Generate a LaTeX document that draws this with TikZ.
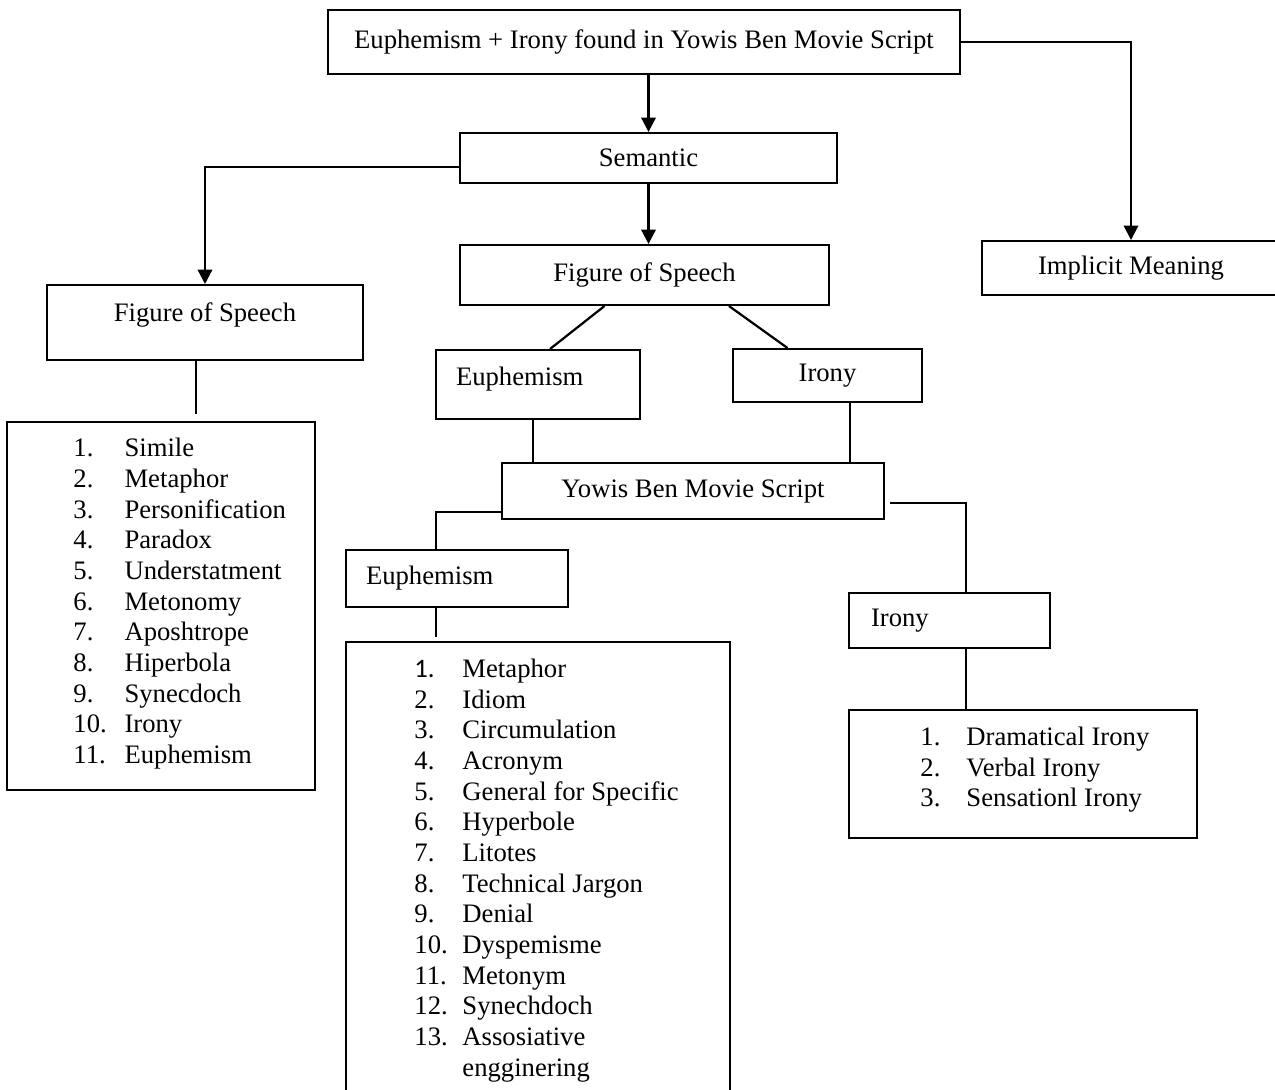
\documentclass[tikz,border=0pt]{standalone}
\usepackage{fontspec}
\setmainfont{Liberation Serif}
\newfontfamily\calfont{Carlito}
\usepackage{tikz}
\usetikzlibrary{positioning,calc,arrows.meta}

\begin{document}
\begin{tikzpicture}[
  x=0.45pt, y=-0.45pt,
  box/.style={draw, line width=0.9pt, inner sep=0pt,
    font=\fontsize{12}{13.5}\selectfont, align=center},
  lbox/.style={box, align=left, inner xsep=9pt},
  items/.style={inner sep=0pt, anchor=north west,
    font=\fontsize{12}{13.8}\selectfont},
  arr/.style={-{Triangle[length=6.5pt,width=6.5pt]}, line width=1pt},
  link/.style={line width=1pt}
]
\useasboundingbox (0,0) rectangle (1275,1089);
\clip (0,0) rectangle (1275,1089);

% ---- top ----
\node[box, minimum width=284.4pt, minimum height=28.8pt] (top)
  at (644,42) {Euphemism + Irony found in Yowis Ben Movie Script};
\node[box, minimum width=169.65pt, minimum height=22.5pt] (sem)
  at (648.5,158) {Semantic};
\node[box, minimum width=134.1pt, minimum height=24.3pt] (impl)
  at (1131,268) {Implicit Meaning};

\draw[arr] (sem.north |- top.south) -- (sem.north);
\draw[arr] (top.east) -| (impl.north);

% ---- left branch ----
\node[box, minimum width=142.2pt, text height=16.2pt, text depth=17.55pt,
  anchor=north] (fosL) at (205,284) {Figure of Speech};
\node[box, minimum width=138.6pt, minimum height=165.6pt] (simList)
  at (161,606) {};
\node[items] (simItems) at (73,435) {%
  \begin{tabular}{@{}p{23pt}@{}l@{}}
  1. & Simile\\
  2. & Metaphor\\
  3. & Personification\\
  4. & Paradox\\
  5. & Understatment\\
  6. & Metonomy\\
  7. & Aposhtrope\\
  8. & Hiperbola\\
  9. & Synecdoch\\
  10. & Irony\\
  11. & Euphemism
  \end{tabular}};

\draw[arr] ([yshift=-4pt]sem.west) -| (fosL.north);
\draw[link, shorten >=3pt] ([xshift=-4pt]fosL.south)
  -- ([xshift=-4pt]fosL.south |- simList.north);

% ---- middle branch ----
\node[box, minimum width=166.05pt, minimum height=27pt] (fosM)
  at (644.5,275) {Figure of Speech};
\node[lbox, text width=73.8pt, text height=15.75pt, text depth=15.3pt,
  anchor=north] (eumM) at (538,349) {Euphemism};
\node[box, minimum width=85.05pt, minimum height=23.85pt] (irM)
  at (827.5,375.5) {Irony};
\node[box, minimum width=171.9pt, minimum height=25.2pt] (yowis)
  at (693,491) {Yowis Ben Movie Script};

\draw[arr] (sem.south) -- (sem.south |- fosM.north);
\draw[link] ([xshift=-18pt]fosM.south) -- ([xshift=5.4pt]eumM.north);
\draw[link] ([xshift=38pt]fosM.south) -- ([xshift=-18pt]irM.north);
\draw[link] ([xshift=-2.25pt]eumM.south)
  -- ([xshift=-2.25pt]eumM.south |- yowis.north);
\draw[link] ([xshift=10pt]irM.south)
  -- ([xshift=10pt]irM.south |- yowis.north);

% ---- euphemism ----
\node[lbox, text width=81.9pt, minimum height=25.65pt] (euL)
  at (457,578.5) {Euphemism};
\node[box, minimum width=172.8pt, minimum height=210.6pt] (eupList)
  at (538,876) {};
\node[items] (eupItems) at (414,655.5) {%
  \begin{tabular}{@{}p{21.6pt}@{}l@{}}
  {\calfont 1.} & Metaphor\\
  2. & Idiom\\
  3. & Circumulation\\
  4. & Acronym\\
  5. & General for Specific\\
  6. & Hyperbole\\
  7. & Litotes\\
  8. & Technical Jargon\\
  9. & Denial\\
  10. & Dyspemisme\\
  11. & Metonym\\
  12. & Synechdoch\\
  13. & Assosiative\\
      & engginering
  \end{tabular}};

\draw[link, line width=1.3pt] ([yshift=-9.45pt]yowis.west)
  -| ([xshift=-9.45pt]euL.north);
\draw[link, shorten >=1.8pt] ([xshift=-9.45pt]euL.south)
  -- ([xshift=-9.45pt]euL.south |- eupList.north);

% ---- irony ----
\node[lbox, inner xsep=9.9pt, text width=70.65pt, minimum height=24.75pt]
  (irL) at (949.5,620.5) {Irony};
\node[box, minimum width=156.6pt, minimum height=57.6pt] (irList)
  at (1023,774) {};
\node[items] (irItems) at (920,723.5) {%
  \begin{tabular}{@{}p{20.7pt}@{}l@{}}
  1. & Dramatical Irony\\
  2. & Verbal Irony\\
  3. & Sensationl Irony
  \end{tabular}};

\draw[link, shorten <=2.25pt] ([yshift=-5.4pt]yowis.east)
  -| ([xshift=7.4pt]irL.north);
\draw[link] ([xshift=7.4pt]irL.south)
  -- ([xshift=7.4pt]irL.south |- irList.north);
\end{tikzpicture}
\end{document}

* * *

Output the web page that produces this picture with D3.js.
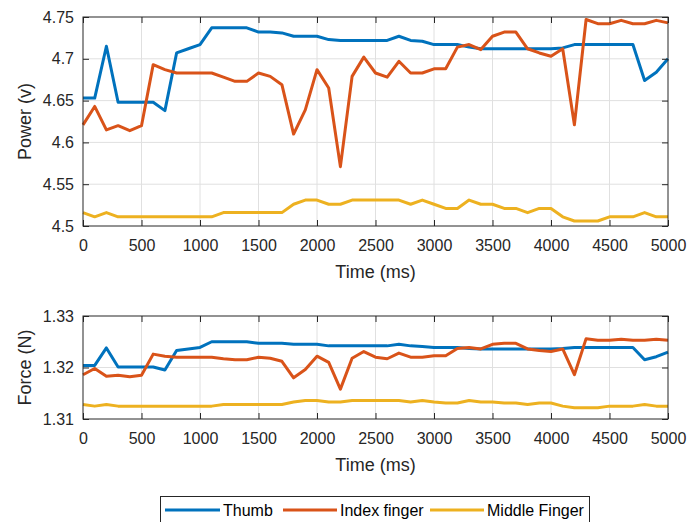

* * *

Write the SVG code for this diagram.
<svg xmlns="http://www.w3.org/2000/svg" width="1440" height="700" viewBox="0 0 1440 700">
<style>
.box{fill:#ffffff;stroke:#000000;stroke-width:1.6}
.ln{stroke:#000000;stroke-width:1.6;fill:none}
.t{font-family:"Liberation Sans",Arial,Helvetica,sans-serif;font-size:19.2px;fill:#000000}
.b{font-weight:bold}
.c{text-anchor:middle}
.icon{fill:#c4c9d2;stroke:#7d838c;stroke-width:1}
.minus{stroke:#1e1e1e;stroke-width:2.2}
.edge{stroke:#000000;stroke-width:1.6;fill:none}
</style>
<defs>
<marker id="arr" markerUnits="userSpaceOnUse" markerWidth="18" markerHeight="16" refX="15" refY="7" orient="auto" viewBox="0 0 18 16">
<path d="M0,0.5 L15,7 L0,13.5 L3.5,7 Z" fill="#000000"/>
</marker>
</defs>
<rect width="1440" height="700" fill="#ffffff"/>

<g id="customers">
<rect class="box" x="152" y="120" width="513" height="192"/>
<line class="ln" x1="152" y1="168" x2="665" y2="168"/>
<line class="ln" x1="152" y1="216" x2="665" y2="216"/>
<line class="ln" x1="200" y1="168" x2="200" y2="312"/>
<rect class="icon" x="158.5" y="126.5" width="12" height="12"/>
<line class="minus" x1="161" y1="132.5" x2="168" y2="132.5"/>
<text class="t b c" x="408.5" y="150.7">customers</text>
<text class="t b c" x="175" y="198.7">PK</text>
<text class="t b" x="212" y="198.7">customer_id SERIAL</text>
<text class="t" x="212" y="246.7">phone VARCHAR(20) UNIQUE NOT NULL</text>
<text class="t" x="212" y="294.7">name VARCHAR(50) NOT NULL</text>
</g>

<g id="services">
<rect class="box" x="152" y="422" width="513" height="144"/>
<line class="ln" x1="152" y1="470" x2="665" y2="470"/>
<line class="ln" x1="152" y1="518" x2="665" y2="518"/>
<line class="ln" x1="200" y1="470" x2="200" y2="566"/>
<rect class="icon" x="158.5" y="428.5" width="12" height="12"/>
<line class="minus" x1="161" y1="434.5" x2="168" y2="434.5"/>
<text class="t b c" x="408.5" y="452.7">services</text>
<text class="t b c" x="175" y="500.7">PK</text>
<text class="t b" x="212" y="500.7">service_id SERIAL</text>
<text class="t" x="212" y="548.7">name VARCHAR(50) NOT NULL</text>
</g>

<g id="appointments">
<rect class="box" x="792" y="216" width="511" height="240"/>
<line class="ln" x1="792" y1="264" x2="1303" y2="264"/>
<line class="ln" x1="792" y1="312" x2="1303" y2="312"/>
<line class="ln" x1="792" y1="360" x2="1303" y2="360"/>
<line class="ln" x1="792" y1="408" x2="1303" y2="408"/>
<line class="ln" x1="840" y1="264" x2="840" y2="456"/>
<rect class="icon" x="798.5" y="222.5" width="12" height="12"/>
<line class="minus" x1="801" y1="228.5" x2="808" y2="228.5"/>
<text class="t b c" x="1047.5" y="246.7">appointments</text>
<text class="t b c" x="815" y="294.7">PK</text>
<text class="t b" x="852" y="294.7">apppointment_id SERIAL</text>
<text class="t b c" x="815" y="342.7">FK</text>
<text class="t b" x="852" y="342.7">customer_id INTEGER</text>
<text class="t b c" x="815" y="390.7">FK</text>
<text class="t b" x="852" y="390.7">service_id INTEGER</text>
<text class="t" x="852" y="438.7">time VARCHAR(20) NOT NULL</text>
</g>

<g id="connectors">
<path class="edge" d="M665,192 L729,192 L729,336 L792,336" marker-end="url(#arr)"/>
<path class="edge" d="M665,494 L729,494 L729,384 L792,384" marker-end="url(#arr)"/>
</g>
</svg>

* * *

THE EXERCISE: Return each line where "this" shows up.

THE REPLY:
Generate a LaTeX document that draws this with TikZ.
Output the web page that produces this picture with D3.js.
Write the SVG code for this diagram.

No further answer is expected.